Parler d’authenticité à propos de Trump est douteux : il se base parfois sur des choses fausses tirées des sites conspirationnistes…
Parce que vous pensez qu'authenticité veut dire vérité. Trump apparaît comme l'Américain libre, même quand il tient des propos racistes, alors que les autres sont corsetés par les conseillers qui les préviennent : «Si tu dis ça, tel financier ne va plus venir, les Noirs ne vont pas être contents, etc.» Il ressemble au Jean-Marie Le Pen des années 80, sur le fond et sur la forme. Mais si Trump attire ceux qui se sentent laissés à l'abandon, la sociologie est différente de l'électorat FN : ceux qui le soutiennent, ce sont les «petits blancs».
Le show Trump va durer combien de temps ?
Comme tout le monde, j'ai passé l'été à dire qu'il allait s'écrouler dans les sondages. Là, il est à 33 %. OK… Début février, les primaires commencent.
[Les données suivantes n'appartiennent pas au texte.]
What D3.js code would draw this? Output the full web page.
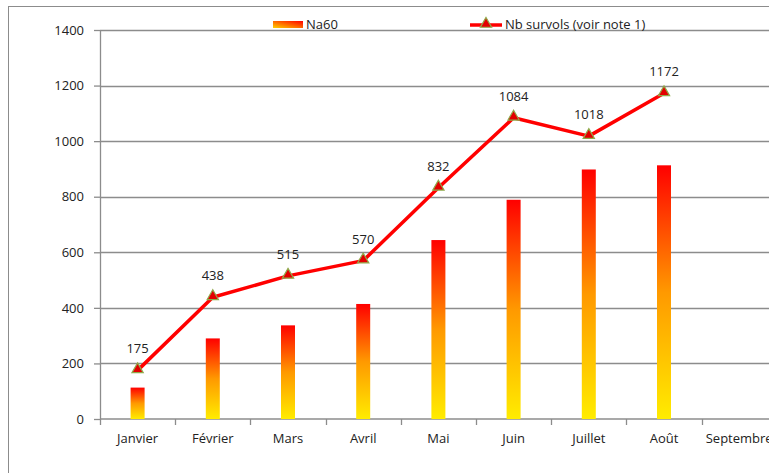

Début mars, au Super Tuesday, quinze Etats votent le même jour. On commencera à voir le nombre de délégués de chaque candidat. Ceux qui en auront le moins sortiront, et on aura peut-être un «combat à mort», entre Trump et [Marco] Rubio… Il faudra voir aussi si Jeb Bush revient des abîmes. Car s'il est loin dans les sondages, il est numéro 1 en termes de financement et de soutien dans le parti. Les intentions de vote éparpillées sur les treize autres candidats vont se recentrer sur trois ou quatre. Mais ils ne sont pas forcément mieux que Trump ! Ted Cruz, sur les questions de morale religieuse, est bien plus conservateur et inquiétant. Sur la politique fiscale, chez Cruz et Rubio, c'est la théorie du ruissellement : il ne faut pas imposer les riches, car s'ils dépensent leur argent, les pauvres en bénéficieront. Ils sont plus reaganiens que Trump. En politique étrangère, Rubio est sur une ligne à la George W. Bush, interventionniste et unilatéraliste. Trump est plus pragmatique : les Etats-Unis ne doivent pas intervenir partout, et s'ils le font, ça doit être en coalition. Pour Trump, le pays n'a pas vocation à sauver le monde. Il est moins «faucon» que Rubio.
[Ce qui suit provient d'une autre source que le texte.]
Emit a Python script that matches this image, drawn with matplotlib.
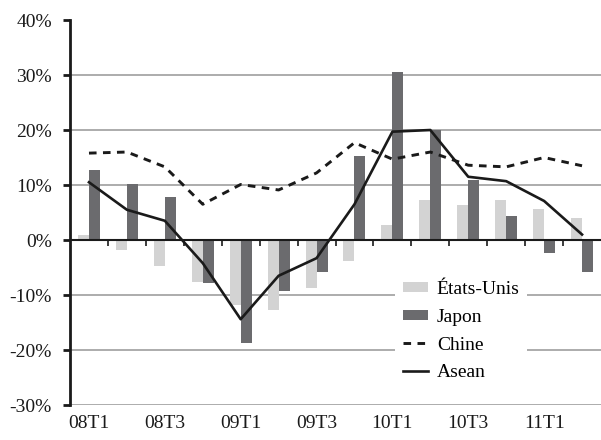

Trump tire-t-il les autres candidats républicains vers la droite ?
Oui, alors que sur certains sujets, il n’est pas le plus radical. Bush ou Cruz veulent alléger les impôts pour les financiers de Wall Street qui sont leurs financeurs. Trump, lui, veut les taxer, il n’a pas besoin d’eux pour sa campagne. C’est un animal étrange. Au début, on est arrêté par la violence de ses propos. Quand on regarde le fond, il y a un second problème : a-t-il un programme, pense-t-il vraiment cela, ne va-t-il pas dire le contraire demain ? Et il y a un malentendu : il a cette image d’homme fort auquel une partie de l’électorat voudrait se raccrocher, alors que sur certains sujets, sa candidature est moins radicale que certains de ses adversaires.
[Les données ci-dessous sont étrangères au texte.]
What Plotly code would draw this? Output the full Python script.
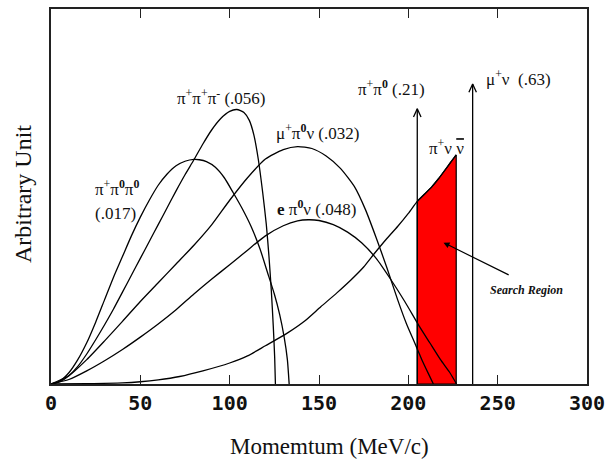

Favorise-t-il Hillary Clinton ?
Elle bénéficie de sa candidature. Si tous, au parti républicain, font campagne de plus en plus à droite pendant les primaires, il va leur être difficile d’être plus au centre ensuite.
Quelles sont les chances de Trump d’être investi ?
On commence à envisager la possibilité qu’il soit investi par le parti républicain. Mais il ne pourrait pas être élu au niveau national. Il y aurait un effet, comme dimanche en France, de «front républicain» : les indépendants et les indécis se mobiliseraient contre lui et une partie des républicains modérés s’abstiendrait ou voterait démocrate.
Sinon, peut-il se présenter en indépendant ?
On a vu le résultat en 1992, quand un indépendant aussi un peu fou - Ross Perot - s’était présenté sur une campagne populiste : Bush père a perdu, Bill Clinton a gagné. Trump en indépendant, Hillary Clinton est élue. Il est son allié objectif.